I’m sure you’ve passed by the Frye Museum—maybe on your way downtown—or perhaps you’ve actually gone in and sampled the eclectic mix of art. While small, the Frye has been voted as the best museum in Seattle, as well as one of the best free museums in the country—and they aren’t letting that success get to them. Over the next 16 weeks, the Frye will play host to an ambitious new exhibit titled; Genius / 21st Century / Seattle.
Images courtesy of the Frye Art Museum
Boasting over 65 artists from every discipline of the arts including filmmakers, painters, writers, dancers, photographers and many others, the exhibit is unlike anything before it. Over its four months in circulation, each month, day and even hour will be completely different. There is nothing static about this exhibit—it is in constant evolution, always changing, even before your eyes.
Forty events will occur during this time, some of them unrehearsed. One installation in particular shows several circular tubes made of cords hanging from the ceiling with dancers projected onto them. The artists, Zoe Scofield and Juniper Shuey, will actually perform the routines from memory, something that makes Scofield “very nervous.” The installation plays with the idea of memory, nostalgia and “What is tied up in the memory of physical, sensual experiences.” Their dance will show the difficulty of evolving, allowing change to occur. Scofield and Shuey will perform four live routines over the duration of the exhibit but they will also hold impromptu performances.
Jo-Anne Birnie Danzker, who is both the director of the Frye, and a co-curator of Genius 21 along with Erika Dalya Massaquoi, feels that the exhibit is not only a platform for presenting art but “A project in itself.” The exhibit caters to Seattle artists—including Sherman Alexie, whose writings punctuate the walls throughout the gallery—but it is also for all of its citizens.
Massaquoi goes more in depth with the challenges and aspirations of the project. It isn’t just another art gallery to walk through and look at the paintings; it is one that is fully “immersive.” She wants attendees to “feel what’s happening.” Full viewer immersion is helped by numerous timely themes that are packed into the artwork such as climate change, rapid commercialization and racial equality. But Massaquoi doesn’t just want to portray these themes, she wants to “take risks and advance the issues.” The pieces serve as conversation starters.
One exhibit is a film that, according to artist C. Davida Ingram, shows the “subjectivity and narrative conventions through nonlinear storytelling and the ersatz interviews with artist Fanon Brown and art critic Decca Jones, along with a dreamscape of black female subjectivity ascending unfettered.” It addresses the issue of racial inequality through art.
Over the past couple of decades, Seattle has undergone significant changes in social and political issues, as well as an ever-growing range of cultural expressions. That is why Massaquoi and Danzker thought that now was the time for the exhibit. Massaquoi explains that, “Genius provides a huge platform for artists to be loud,” and many of the works represent powerful, unique ways to tackle some of the hotbed issues that affect both Seattle and the rest of the world.

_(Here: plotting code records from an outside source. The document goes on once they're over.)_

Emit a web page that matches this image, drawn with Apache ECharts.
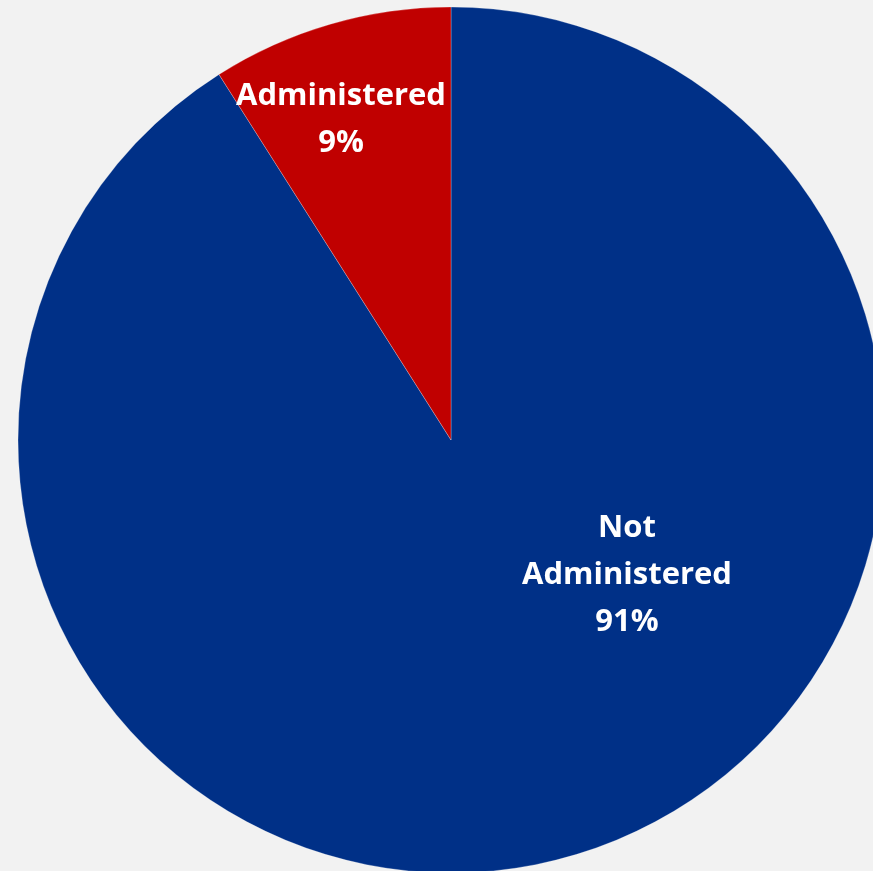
<!DOCTYPE html>
<html>
<head>
<meta charset="utf-8">
<script src="https://cdn.jsdelivr.net/npm/echarts@6/dist/echarts.min.js"></script>
<style>
  html, body { margin: 0; padding: 0; background: #f2f2f2; }
  #chart { width: 873px; height: 871px; }
</style>
</head>
<body>
<div id="chart"></div>
<script>
// Share of cases by administration status
const categories = ['Not Administered', 'Administered'];
const values = [91, 9];
const sliceColors = ['#003087', '#C00000'];
// label anchor points (pixels) for each slice's text block
const labelAnchors = [[627, 575], [341, 120]];

const chart = echarts.init(document.getElementById('chart'));
chart.setOption({
  backgroundColor: '#f2f2f2',
  animation: false,
  series: [{
    type: 'pie',
    center: [451, 440],
    radius: 433,
    startAngle: 90,
    clockwise: true,
    label: {
      show: true,
      position: 'inside',
      color: '#ffffff',
      fontFamily: '"Open Sans", sans-serif',
      fontWeight: 'bold',
      fontSize: 31,
      lineHeight: 47,
      formatter: function (p) {
        const name = p.dataIndex === 0 ? 'Not\nAdministered' : p.name;
        return name + '\n' + p.value + '%';
      }
    },
    labelLine: { show: false },
    labelLayout: function (params) {
      const a = labelAnchors[params.dataIndex];
      return { x: a[0], y: a[1], align: 'center', verticalAlign: 'middle' };
    },
    itemStyle: { borderColor: 'rgba(255,255,255,0.5)', borderWidth: 0.5 },
    emphasis: { disabled: true },
    data: categories.map(function (c, i) {
      return { name: c, value: values[i], itemStyle: { color: sliceColors[i] } };
    })
  }]
});
</script>
</body>
</html>
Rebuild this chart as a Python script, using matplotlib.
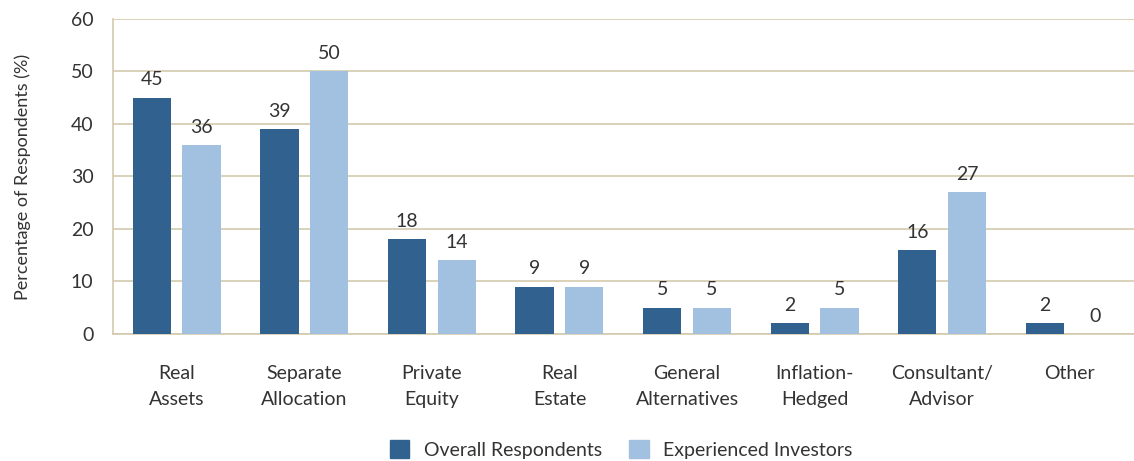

It is appropriate that the very first thing viewers see in the exhibit is a time-lapse video shot over four months out of a window in downtown Seattle by Victoria Haven. The camera does not move, but instead shows the movement of the city—its constant growth upwards and outwards. By showing us the physical growth of
the city upfront we are able to see less of the physical changes in the art, more of what the city, and what change means to them personally through free-flowing arts and a revolving gallery of pieces.
This exhibit aims to start difficult conversations and shine a light on contemporary life, both in Seattle and abroad. Genius 21 opens on Saturday September 26, and will run until January 10.